# How do you graph 3x + 2y<6?

Jun 3, 2018

See a solution process below:

#### Explanation:

First, solve for two points as an equation instead of an inequality to find the boundary line for the inequality.

For: $x = 0$

$\left(3 \cdot 0\right) + 2 y = 6$

$0 + 2 y = 6$

$2 y = 6$

$\frac{2 y}{\textcolor{red}{2}} = \frac{6}{\textcolor{red}{2}}$

$y = 3$ or $\left(0 , 3\right)$

For: $x = 2$

$\left(3 \cdot 2\right) + 2 y = 6$

$6 + 2 y = 6$

$- \textcolor{red}{6} + 6 + 2 y = - \textcolor{red}{6} + 6$

$0 + 2 y = 0$

$2 y = 0$

$\frac{2 y}{\textcolor{red}{2}} = \frac{0}{\textcolor{red}{2}}$

$y = 0$ or $\left(2 , 0\right)$

We can then graph the two points on the coordinate plane and draw a line through the points to mark the boundary of the inequality.
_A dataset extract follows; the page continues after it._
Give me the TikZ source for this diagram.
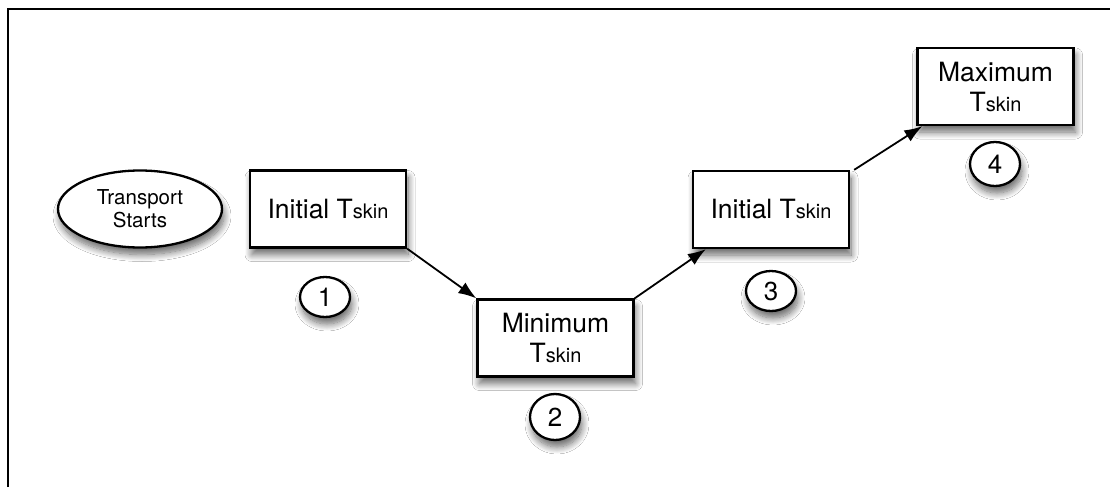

graph{(x^2+(y-3)^2-0.035)((x-2)^2+y^2-0.035)(3x+2y-6)=0 [-10, 10, -5, 5]}

Now, we can shade the left side of the line.

We also need to change the boundary line to a dashed line because the inequality operator does not contain an "or equal to" clause.